Things to contemplate around the Campfire:
1. When using a public campground, a tuba placed on your picnic table will keep the campsites on either side vacant.
2. The guitar of the noisy teenager at the next campsite makes excellent kindling.
3. Check the washing instructions before purchasing any apparel to be worn camping. Buy only those that read "Beat on a rock in stream."
4. Old socks can be made into high fiber beef jerky by smoking them over an open fire.
5. Get even with a bear who raided your food bag by kicking his favorite stump apart and eating all the ants.
6. Bear bells provide an element of safety for hikers in grizzly country. The tricky part is getting them on the bears.
7. A hot rock placed in your sleeping bag will keep your feet warm. A hot enchilada works almost as well, but the cheese sticks between your toes.
8. You'll never be awakened by the call of a loon if you have an unlisted number.
9. The best backpacks are named for national parks or mountain ranges. Steer clear of those named for landfills.
10. Acupuncture was invented by a camper who found a porcupine in his sleeping bag.
11. Lint from your navel makes a handy fire starter. Warning: Remove lint from navel before applying the match.
12. You'll never be lost if you remember that moss always grows on the north side of your compass.
13. You can duplicate the warmth of a down-filled bedroll by climbing into a plastic garbage bag with several geese.

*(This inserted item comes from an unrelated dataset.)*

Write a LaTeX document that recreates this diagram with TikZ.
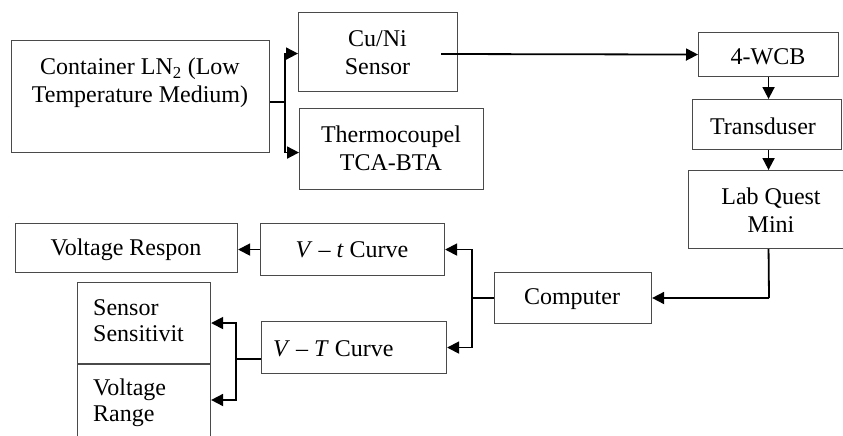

14. When camping, always wear a long-sleeved shirt. It gives you something to wipe your nose on.
15. You can compress the diameter of your rolled up sleeping bag by running over it with your car.
16. Take this simple test to see if you qualify for solo camping. Shine a flashlight into one ear. If the beam shines out the other ear, do not go into the woods alone.
17. A great deal of hostility can be released by using newspaper photos of politicians for toilet paper.
18. In emergency situations, you can survive in the wilderness by shooting small game with a slingshot made from the elastic waistband of your underwear.
19. It's entirely possible to spend your whole vacation on a winding mountain road behind a large motor home.
20. A two-man pup tent does not include two men or a pup.